More interesting however than this difference in assessment of the elements of the case file, is the underlying difference of opinion on the type of review. Mahoney states that
the approach taken by the majority in evaluating the procedural treatment of the applicant’s case by the national courts, notably the latter’s assessment of the evidence, amounts to making this, international, Court act as a fourth-instance national court – to be precise, as a supplementary cassation-appeal court overruling a lower court’s decision on perceived procedural shortcomings
Clearly, the procedural review in AK v Latvia differs from that in Koch v Germany, where the domestic courts refused to examine the merits of the applicant’s claim (a complaint about the refusal of euthanasia for his wife). This was a clear case where the domestic courts had not played their role as protectors of Convention rights in the subsidiarity arrangement. In AK v Latvia however, the applicant’s right had been the focus of the domestic procedure, and several of the procedural shortcomings listed (in particular the issue of the medical records) had already been considered at the domestic level. The link between the particular procedural shortcomings and a failure to adequately consider whether the applicant’s right was violated, is not self-evident, nor is it explicitly made by the Court.

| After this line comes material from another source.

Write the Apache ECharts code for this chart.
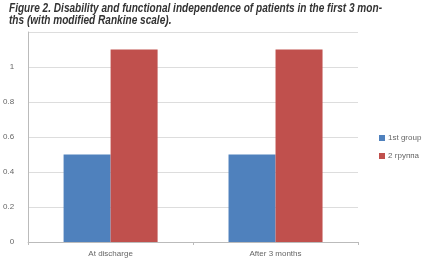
<!DOCTYPE html>
<html>
<head>
<meta charset="utf-8">
<script src="https://cdn.jsdelivr.net/npm/echarts@6/dist/echarts.min.js"></script>
<style>
html, body { margin: 0; padding: 0; background: #fff; }
#title { position: absolute; left: 9px; top: 2px; white-space: nowrap; font-family: "Liberation Sans", sans-serif; font-style: italic; font-weight: bold; font-size: 12px; line-height: 12px; color: #333; transform: scaleX(0.84); transform-origin: left top; }
#ct1 { position: absolute; left: 0; top: 0; width: 432px; height: 276px; }
</style>
</head>
<body>
<div id="ct1"></div>
<div id="title">Figure 2. Disability and functional independence of patients in the first 3 mon-<br>ths (with modified Rankine scale).</div>
<script>
var categories = ['At discharge', 'After 3 months'];
var group1 = [0.5, 0.5];
var group2 = [1.1, 1.1];
var seriesNames = ['1st group', '2 группа'];

var option1 = {
	animation: false,
	textStyle: { fontFamily: 'Liberation Sans' },
	grid: { left: 28, right: 74, top: 32, bottom: 34 },
	legend: {
		orient: 'vertical',
		left: 374,
		top: 129,
		itemWidth: 6,
		itemHeight: 6,
		itemGap: 10,
		icon: 'rect',
		textStyle: { fontSize: 8, color: '#666', padding: [0, 0, 0, -2] },
		data: seriesNames
	},
	xAxis: [{
		type: 'category',
		data: categories,
		axisLine: { lineStyle: { color: '#bbb' } },
		axisTick: { show: true, alignWithLabel: false, length: 3, lineStyle: { color: '#bbb' } },
		axisLabel: { fontSize: 8, color: '#666', margin: 8 }
	}],
	yAxis: [{
		type: 'value',
		min: 0,
		max: 1.2,
		interval: 0.2,
		axisLine: { show: true, lineStyle: { color: '#bbb' } },
		axisTick: { show: false },
		splitLine: { lineStyle: { color: '#ddd' } },
		axisLabel: { fontSize: 8, color: '#666', margin: 14, formatter: function (v) { return v === 1.2 ? '' : String(+v.toFixed(1)); } }
	}],
	series: [{
		name: seriesNames[0],
		type: 'bar',
		data: group1,
		barGap: '0%',
		barCategoryGap: '43%',
		itemStyle: { color: '#4F81BD' }
	}, {
		name: seriesNames[1],
		type: 'bar',
		data: group2,
		itemStyle: { color: '#C0504D' }
	}]
};

var myChart1 = echarts.init(document.getElementById('ct1'));
myChart1.setOption(option1, true);
</script>
</body>
</html>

Procedural review under substantive provisions is on the rise in the European Court of Human Rights, and article 8 is without doubt the champion in this field. Yet in most such cases, the procedural shortcomings highlighted by the Court are of a less technical character, addressing instead broader issues of principle, such as the participation of the applicant in the domestic proceedings, the proper assessment of relevant information and expertise, or the taking into account of relevant specificities (such as minority status). Moreover, in those cases the Court has not stopped its analysis at the finding of procedural shortcomings and hence did not base a finding of a violation solely on those procedural shortcomings.
In my opinion, Mahoney has a point in that the procedural deficiencies in this case are not manifestly of the type that merits the qualification ‘arbitrary’. They are however sufficiently serious to reduce the state’s margin of appreciation. Instead of basing its finding of a violation on the procedural deficiencies as such, the Court would have been more convincing if it had taken these as a basis to justify a thorough substantive scrutiny of the question whether the applicant’s right of access to medical information had been violated. I submit that in such a scenario, the message of subsidiarity would still get across, i.e. that if they want to avoid the finding of a violation in Strasbourg, domestic authorities should take care that allegations of violations of Convention rights are adequately assessed at the domestic level.
See Eva Brems, “Procedural protection: an examination of procedural safeguards read into substantive Convention rights”, in Eva Brems en Janneke Gerards (eds.), Shaping Rights in the ECHR;The Role of the European Court of Human Rights in Determining the Scope of Human Rights, Cambridge University Press, 2013, 137-161; also Eva Brems and Laurens Lavrysen, “Procedural Justice in Human Rights Adjudication: the European Court of Human Rights”, Human Rights Quarterly, 2013, 176-200.